### Written problem
Return every line below as is, leaving out the pictures.

### Material provided
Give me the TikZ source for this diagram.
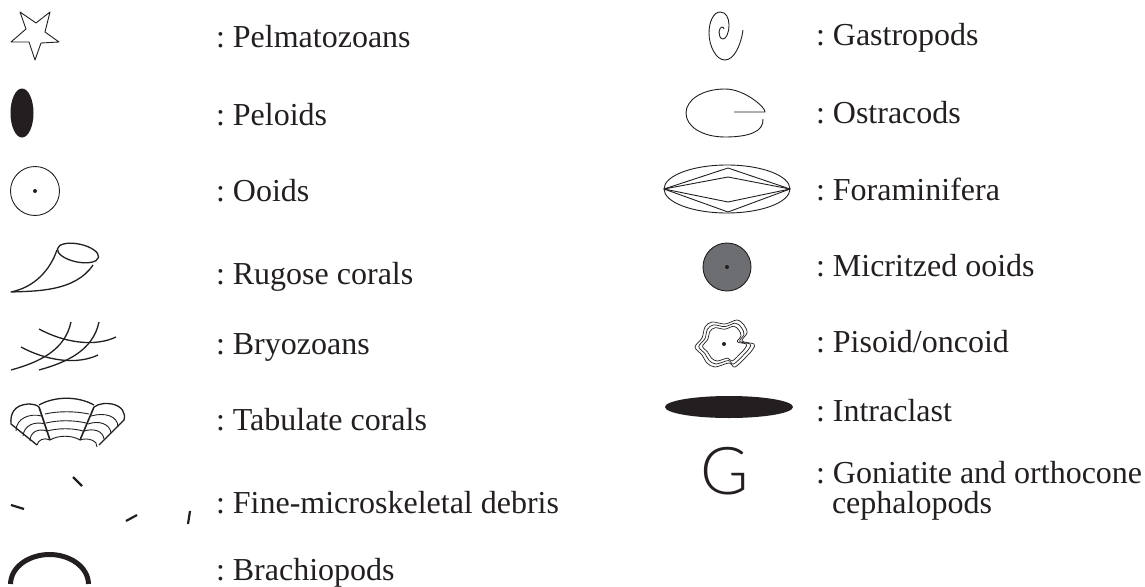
\documentclass[tikz,border=0pt]{standalone}
\usepackage{fontspec}
\setmainfont{Liberation Serif}
\newfontfamily\gfont{Lato Light}
\definecolor{ink}{HTML}{231F20}
\definecolor{micrite}{HTML}{6D6E71}
\frenchspacing
\tikzset{
  lab/.style={anchor=base west,inner sep=0pt,outer sep=0pt,text=ink,font=\fontsize{32}{36}\selectfont\frenchspacing},
  thinl/.style={draw=ink,line width=0.9pt,line join=round},
  medl/.style={draw=ink,line width=1.3pt,line join=round},
  dotf/.style={fill=ink,draw=none},
  debris/.style={draw=ink,line width=2.2pt},
}
\begin{document}
\begin{tikzpicture}[x=1pt,y=-1pt]
\useasboundingbox (0,0) rectangle (1145,586);
% labels
\node[lab] (t1) at (216,48) {: Pelmatozoans};
\node[lab] (t2) at (216,125) {: Peloids};
\node[lab] (t3) at (216,201) {: Ooids};
\node[lab] (t4) at (216,284) {: Rugose corals};
\node[lab] (t5) at (216,354) {: Bryozoans};
\node[lab] (t6) at (216,430) {: Tabulate corals};
\node[lab] (t7) at (216,513) {: Fine-microskeletal debris};
\node[lab] (t8) at (216,580) {: Brachiopods};
\node[lab] (r1) at (816,46) {: Gastropods};
\node[lab] (r2) at (816,123) {: Ostracods};
\node[lab] (r3) at (816,200) {: Foraminifera};
\node[lab] (r4) at (816,276) {: Micritzed ooids};
\node[lab] (r5) at (816,352) {: Pisoid/oncoid};
\node[lab] (r6) at (816,421) {: Intraclast};
\node[lab] (r7) at (816,483) {: Goniatite and orthocone};
\node[lab] (r8) at (832,513) {cephalopods};
% star
\draw[thinl] (20,12)--(36,23)--(50,12)--(45,32)--(59,42)--(41,43)--(35,60)--(29,42)--(11,42)--(26,29)--cycle;
% peloid
\fill[ink] (22,113) ellipse [x radius=11.5,y radius=24.5];
% ooid
\draw[thinl] (35,191) circle [radius=24.5];
\fill[dotf] (35,191) circle [radius=2];
% rugose
\draw[medl] (78,253) [rotate around={-12:(78,253)}] ellipse [x radius=21,y radius=9];
\draw[medl] (57,250) .. controls (50,270) and (35,287) .. (11,292) .. controls (35,291) and (75,292) .. (93,265);
% bryozoans
\draw[medl] (11,370) .. controls (40,362) and (65,350) .. (71,322);
\draw[medl] (39,370) .. controls (68,362) and (93,350) .. (99,322);
\draw[medl] (39,329) .. controls (65,343) and (95,347) .. (116,337);
\draw[medl] (21,347) .. controls (47,361) and (77,365) .. (98,355);
% tabulate
\draw[medl] (37,445) -- (11,424) .. controls (10,414) and (14,405) .. (28,404) .. controls (33,404) and (37,405) .. (39,407);
\draw[medl] (39,405) .. controls (55,396) and (78,396) .. (94,405);
\draw[medl] (94,407) .. controls (100,403) and (106,403) .. (112,404) .. controls (122,406) and (126,413) .. (124,420) -- (99,445);
\draw[draw=ink,line width=1.6pt] (39,407) -- (50,440);
\draw[draw=ink,line width=1.6pt] (94,407) -- (80,440);
\draw[thinl] (45,414) .. controls (58,411) and (75,411) .. (89,414);
\draw[thinl] (46,423) .. controls (58,420) and (74,420) .. (86,423);
\draw[thinl] (47,431) .. controls (58,428) and (73,428) .. (83,431);
\draw[thinl] (50,440) .. controls (58,435) and (72,435) .. (80,440);
\draw[thinl] (16,431) .. controls (16,418) and (30,413) .. (42,416);
\draw[thinl] (23,436) .. controls (24,425) and (35,421) .. (45,424);
\draw[thinl] (30,441) .. controls (30,432) and (38,428) .. (47,431);
\draw[thinl] (37,445) .. controls (38,440) and (44,437) .. (50,440);
\draw[thinl] (118,427) .. controls (118,416) and (105,412) .. (91,416);
\draw[thinl] (111,433) .. controls (110,424) and (99,420) .. (88,424);
\draw[thinl] (104,439) .. controls (103,431) and (94,428) .. (84,431);
\draw[thinl] (97,447) .. controls (98,441) and (88,437) .. (80,440);
% debris
\draw[debris] (73,477) -- (82,486);
\draw[debris] (11,505) -- (24,509);
\draw[debris] (126,521) -- (137,515);
\draw[debris] (188,524) -- (190,511);
% brachiopod
\draw[draw=ink,line width=5pt] (10.5,584) .. controls (11,566) and (30,554.5) .. (49.5,554.5) .. controls (69,554.5) and (88,566) .. (88.5,584);
% gastropod
\draw[thinl] (743,30) .. controls (741,45) and (734,60) .. (725,60) .. controls (716,60) and (709,46) .. (709,33) .. controls (709,21) and (714,12) .. (720,12) .. controls (726,12) and (729,18) .. (729,25) .. controls (729,33) and (726,39) .. (723,39) .. controls (720,39) and (719,35) .. (719,32) .. controls (719,29) and (721,27) .. (722,27) .. controls (723,27) and (724,28) .. (724,29);
% ostracod
\draw[thinl] (734,112) -- (765,112) .. controls (766,108) and (745,89) .. (725,89) .. controls (702,89) and (686,100) .. (686,113) .. controls (686,127) and (703,137) .. (725,137) .. controls (748,137) and (764,132) .. (763,119);
% foraminifera
\draw[thinl] (727,189) ellipse [x radius=63,y radius=24];
\draw[thinl] (664,189) -- (728,168) -- (790,189) -- (728,212) -- cycle;
\draw[thinl] (664,189) -- (728,177) -- (790,189) -- (728,202) -- cycle;
% micritized
\draw[draw=ink,line width=0.9pt,fill=micrite] (727,267) circle [radius=24];
\fill[dotf] (727,267) circle [radius=2];
% pisoid
\begin{scope}[shift={(724,344)}]
\foreach \s in {1,0.87,0.74}{
\draw[draw=ink,line width=0.7pt,scale=\s] plot[smooth cycle,tension=0.55] coordinates {(-12,-22)(1,-20)(13,-24)(20,-19)(23,-11)(18,-3)(30,0)(29,5)(23,12)(11,23)(5,19)(-9,23)(-17,19)(-22,11)(-29,3)(-22,-6)(-19,-17)};
}
\fill[dotf] (0,0) circle [radius=2];
\end{scope}
% intraclast
\fill[ink] (729,407) ellipse [x radius=64,y radius=11];
% G
\node[anchor=base,inner sep=0pt,text=ink,font=\gfont\fontsize{66}{70}\selectfont] (g) at (725,494) {G};
\end{tikzpicture}
\end{document}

### Response
Give me the TikZ source for this diagram.
\documentclass[tikz,border=0pt]{standalone}
\usepackage{fontspec}
\setmainfont{Liberation Serif}
\newfontfamily\gfont{Lato Light}
\definecolor{ink}{HTML}{231F20}
\definecolor{micrite}{HTML}{6D6E71}
\frenchspacing
\tikzset{
  lab/.style={anchor=base west,inner sep=0pt,outer sep=0pt,text=ink,font=\fontsize{32}{36}\selectfont\frenchspacing},
  thinl/.style={draw=ink,line width=0.9pt,line join=round},
  medl/.style={draw=ink,line width=1.3pt,line join=round},
  dotf/.style={fill=ink,draw=none},
  debris/.style={draw=ink,line width=2.2pt},
}
\begin{document}
\begin{tikzpicture}[x=1pt,y=-1pt]
\useasboundingbox (0,0) rectangle (1145,586);
% labels
\node[lab] (t1) at (216,48) {: Pelmatozoans};
\node[lab] (t2) at (216,125) {: Peloids};
\node[lab] (t3) at (216,201) {: Ooids};
\node[lab] (t4) at (216,284) {: Rugose corals};
\node[lab] (t5) at (216,354) {: Bryozoans};
\node[lab] (t6) at (216,430) {: Tabulate corals};
\node[lab] (t7) at (216,513) {: Fine-microskeletal debris};
\node[lab] (t8) at (216,580) {: Brachiopods};
\node[lab] (r1) at (816,46) {: Gastropods};
\node[lab] (r2) at (816,123) {: Ostracods};
\node[lab] (r3) at (816,200) {: Foraminifera};
\node[lab] (r4) at (816,276) {: Micritzed ooids};
\node[lab] (r5) at (816,352) {: Pisoid/oncoid};
\node[lab] (r6) at (816,421) {: Intraclast};
\node[lab] (r7) at (816,483) {: Goniatite and orthocone};
\node[lab] (r8) at (832,513) {cephalopods};
% star
\draw[thinl] (20,12)--(36,23)--(50,12)--(45,32)--(59,42)--(41,43)--(35,60)--(29,42)--(11,42)--(26,29)--cycle;
% peloid
\fill[ink] (22,113) ellipse [x radius=11.5,y radius=24.5];
% ooid
\draw[thinl] (35,191) circle [radius=24.5];
\fill[dotf] (35,191) circle [radius=2];
% rugose
\draw[medl] (78,253) [rotate around={-12:(78,253)}] ellipse [x radius=21,y radius=9];
\draw[medl] (57,250) .. controls (50,270) and (35,287) .. (11,292) .. controls (35,291) and (75,292) .. (93,265);
% bryozoans
\draw[medl] (11,370) .. controls (40,362) and (65,350) .. (71,322);
\draw[medl] (39,370) .. controls (68,362) and (93,350) .. (99,322);
\draw[medl] (39,329) .. controls (65,343) and (95,347) .. (116,337);
\draw[medl] (21,347) .. controls (47,361) and (77,365) .. (98,355);
% tabulate
\draw[medl] (37,445) -- (11,424) .. controls (10,414) and (14,405) .. (28,404) .. controls (33,404) and (37,405) .. (39,407);
\draw[medl] (39,405) .. controls (55,396) and (78,396) .. (94,405);
\draw[medl] (94,407) .. controls (100,403) and (106,403) .. (112,404) .. controls (122,406) and (126,413) .. (124,420) -- (99,445);
\draw[draw=ink,line width=1.6pt] (39,407) -- (50,440);
\draw[draw=ink,line width=1.6pt] (94,407) -- (80,440);
\draw[thinl] (45,414) .. controls (58,411) and (75,411) .. (89,414);
\draw[thinl] (46,423) .. controls (58,420) and (74,420) .. (86,423);
\draw[thinl] (47,431) .. controls (58,428) and (73,428) .. (83,431);
\draw[thinl] (50,440) .. controls (58,435) and (72,435) .. (80,440);
\draw[thinl] (16,431) .. controls (16,418) and (30,413) .. (42,416);
\draw[thinl] (23,436) .. controls (24,425) and (35,421) .. (45,424);
\draw[thinl] (30,441) .. controls (30,432) and (38,428) .. (47,431);
\draw[thinl] (37,445) .. controls (38,440) and (44,437) .. (50,440);
\draw[thinl] (118,427) .. controls (118,416) and (105,412) .. (91,416);
\draw[thinl] (111,433) .. controls (110,424) and (99,420) .. (88,424);
\draw[thinl] (104,439) .. controls (103,431) and (94,428) .. (84,431);
\draw[thinl] (97,447) .. controls (98,441) and (88,437) .. (80,440);
% debris
\draw[debris] (73,477) -- (82,486);
\draw[debris] (11,505) -- (24,509);
\draw[debris] (126,521) -- (137,515);
\draw[debris] (188,524) -- (190,511);
% brachiopod
\draw[draw=ink,line width=5pt] (10.5,584) .. controls (11,566) and (30,554.5) .. (49.5,554.5) .. controls (69,554.5) and (88,566) .. (88.5,584);
% gastropod
\draw[thinl] (743,30) .. controls (741,45) and (734,60) .. (725,60) .. controls (716,60) and (709,46) .. (709,33) .. controls (709,21) and (714,12) .. (720,12) .. controls (726,12) and (729,18) .. (729,25) .. controls (729,33) and (726,39) .. (723,39) .. controls (720,39) and (719,35) .. (719,32) .. controls (719,29) and (721,27) .. (722,27) .. controls (723,27) and (724,28) .. (724,29);
% ostracod
\draw[thinl] (734,112) -- (765,112) .. controls (766,108) and (745,89) .. (725,89) .. controls (702,89) and (686,100) .. (686,113) .. controls (686,127) and (703,137) .. (725,137) .. controls (748,137) and (764,132) .. (763,119);
% foraminifera
\draw[thinl] (727,189) ellipse [x radius=63,y radius=24];
\draw[thinl] (664,189) -- (728,168) -- (790,189) -- (728,212) -- cycle;
\draw[thinl] (664,189) -- (728,177) -- (790,189) -- (728,202) -- cycle;
% micritized
\draw[draw=ink,line width=0.9pt,fill=micrite] (727,267) circle [radius=24];
\fill[dotf] (727,267) circle [radius=2];
% pisoid
\begin{scope}[shift={(724,344)}]
\foreach \s in {1,0.87,0.74}{
\draw[draw=ink,line width=0.7pt,scale=\s] plot[smooth cycle,tension=0.55] coordinates {(-12,-22)(1,-20)(13,-24)(20,-19)(23,-11)(18,-3)(30,0)(29,5)(23,12)(11,23)(5,19)(-9,23)(-17,19)(-22,11)(-29,3)(-22,-6)(-19,-17)};
}
\fill[dotf] (0,0) circle [radius=2];
\end{scope}
% intraclast
\fill[ink] (729,407) ellipse [x radius=64,y radius=11];
% G
\node[anchor=base,inner sep=0pt,text=ink,font=\gfont\fontsize{66}{70}\selectfont] (g) at (725,494) {G};
\end{tikzpicture}
\end{document}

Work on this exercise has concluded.